Foto : Ist |
Corong Demokrasi,- Sekretaris Jenderal PBB Antonio Guterres mengecam aksi aparat keamanan di Myanmar yang menggunakan aksi-aksi kekerasan kepada para pendemo anti kudeta di negeri seribu pagoda itu.
Dilansir Deutsche Welle, Minggu (21/2/2021), Guterres berkomentar setelah aparat keamanan di Myanmar menembakkan peluru tajam, gas air mata dan peluru karet ke pengunjuk rasa anti-kudeta di kota terbesar kedua negara itu, Mandalay, kemarin.
"Penggunaan kekuatan mematikan, intimidasi dan pelecehan terhadap demonstran damai tidak dapat diterima. Setiap orang memiliki hak untuk berkumpul secara damai," katanya dalam akun Twitternya.
"Saya menyerukan kepada semua pihak untuk menghormati hasil pemilu dan kembali ke pemerintahan sipil," tambah Guterres.
Demonstrasi di Myanmar makin memanas setelah salah satu demonstran wanita yang minggu lalu tertembak peluru aparat di negara itu meninggal dunia. Selama seminggu, dia mengalami massa kritis karena peluru yang mengenai kepalanya.
Pada Sabtu (20/2/2021), lebih dari 1.000 orang bergabung dalam protes di Mandalay. Terlihat ada beberapa pusat konsentrasi massa di kota itu seperti di sebuah galangan kapal, di mana dilaporkan 30 pendemo terluka akibat tembakan peluru aparat.
Mereka berbaris untuk memperingati seorang wanita berusia 20 tahun yang meninggal setelah ditembak oleh polisi pada demonstrasi pada 9 Februari lalu di ibu kota Myanmar, Naypyidaw.

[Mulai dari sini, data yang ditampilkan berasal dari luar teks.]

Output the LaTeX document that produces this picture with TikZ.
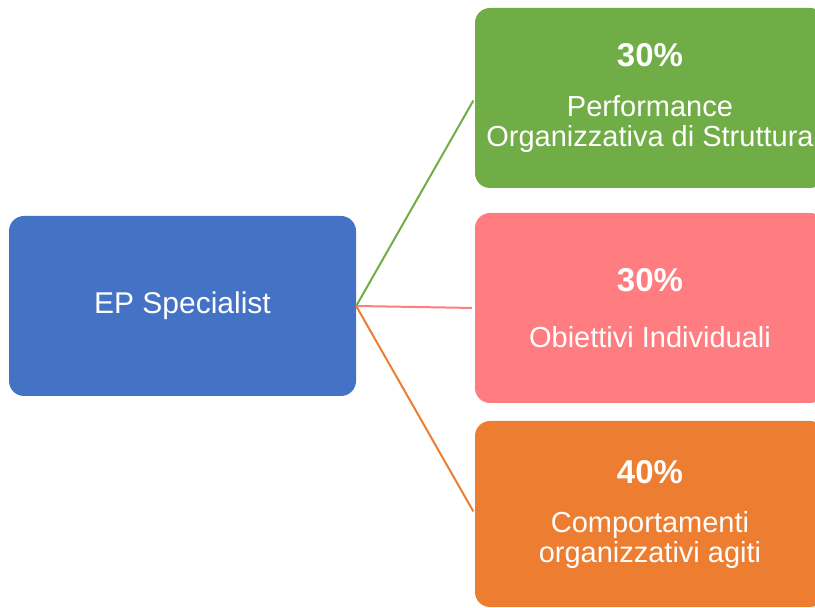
\documentclass[tikz,border=0pt]{standalone}
\usepackage{fontspec}
\setmainfont{Liberation Sans}
\usetikzlibrary{positioning}
\definecolor{epblue}{HTML}{4472C4}
\definecolor{epgreen}{HTML}{70AD47}
\definecolor{eppink}{HTML}{FF7C80}
\definecolor{eporange}{HTML}{ED7D31}
\tikzset{block/.style={rounded corners=15pt, inner sep=0pt, text=white, align=center, font=\fontsize{29}{30}\selectfont}}
\tikzset{connect/.style={draw, line width=2pt, shorten >=3pt}}
\newcommand{\pct}[1]{{\fontsize{33}{30}\selectfont\bfseries #1}}

\begin{document}
\begin{tikzpicture}[x=1pt,y=1pt]

\useasboundingbox (0,0) rectangle (815,608);
\clip (0,0) rectangle (815,608);

%main block
\node[block,fill=epblue,minimum width=347pt,minimum height=180pt,font=\fontsize{30}{30}\selectfont] (ep) at (182.5,302) {EP Specialist};

%weights
\node[block,fill=epgreen,minimum width=350pt,minimum height=180pt] (perf) at (650,510) {\pct{30\%}\\[20pt]Performance\\Organizzativa di Struttura};
\node[block,fill=eppink,minimum width=350pt,minimum height=190pt] (obj) at (650,300) {\pct{30\%}\\[26pt]Obiettivi Individuali};
\node[block,fill=eporange,minimum width=350pt,minimum height=186pt] (behav) at (650,94) {\pct{40\%}\\[19pt]Comportamenti\\organizzativi agiti};

%links
\path[connect,epgreen] (ep.east) -- (perf.west);
\path[connect,eppink] (ep.east) -- (obj.west);
\path[connect,eporange] (ep.east) -- (behav.west);

\end{tikzpicture}
\end{document}
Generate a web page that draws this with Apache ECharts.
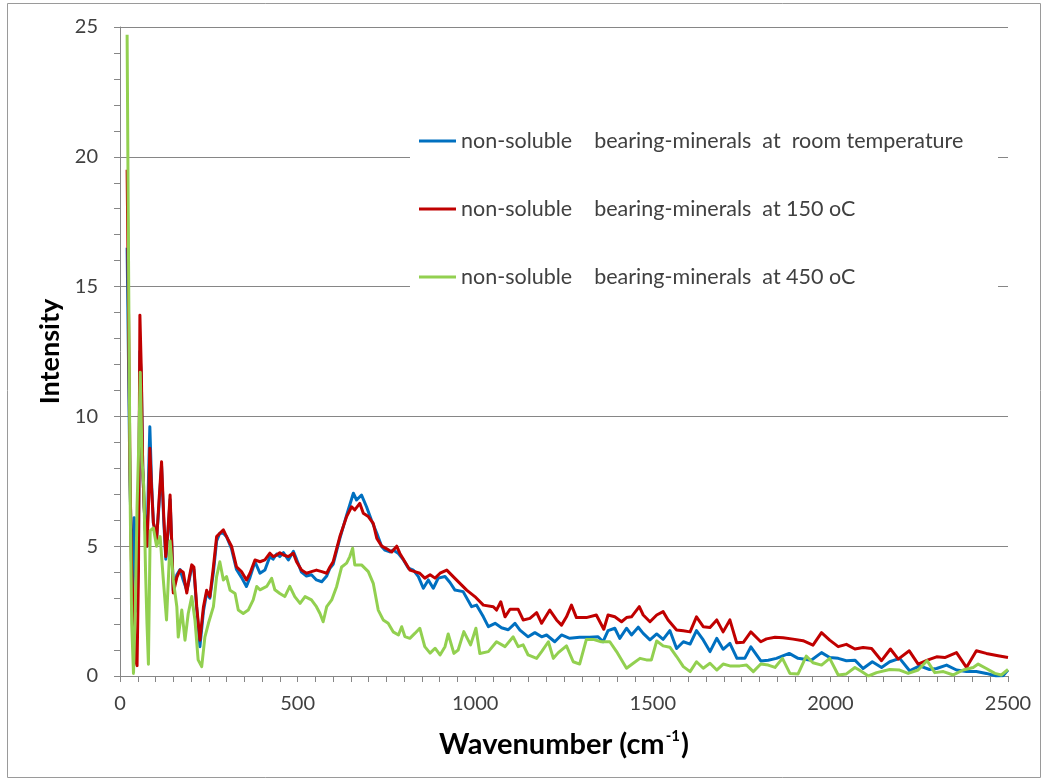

Tak hanya di Mandalay, tapi juga di kota terbesar Myanmar, Yangon, pendemo terlihat membawa bunga dan spanduk dengan foto Mya Thwet Thwet Khin. Sang pendemo wanita dipastikan meninggal pada hari Jumat (19/2/2021) setelah menghabiskan seminggu di rumah sakit.
Kudeta terjadi di Myanmar pada 1 Februari lalu. Kudeta ini diawali oleh penahanan pemimpin de facto Myanmar Suu Kyi bersama Presiden Win Myint dan para pemimpin lainnya oleh kelompok militer.
Penahanan yang berujung kudeta itu dilakukan setelah berhari-hari ketegangan meningkat antara pemerintah sipil dan junta militer. Partai NLD besutan Aung San Suu Kyi meraih kemenangan gemilang dalam pemilu 8 November lalu.
Namun, kelompok militer, yang merupakan rival NLD menilai terjadi kecurangan pemilih yang meluas meski sudah dibantah oleh komisi pemilihan. Hal itu telah menyebabkan konfrontasi langsung antara pemerintah sipil dan militer.
Pemimpin tertinggi Tatmadaw Jenderal Senior Min Aung Hlaing bersikeras kudeta militer adalah langkah yang dibenarkan. Ia masih berdalih pemilu yang dilakukan November itu curang sehingga harus diadakan kembali. Dalam melaksanakan pemilu ulang, pihak militer menetapkan status darurat nasional selama setahun ke depan.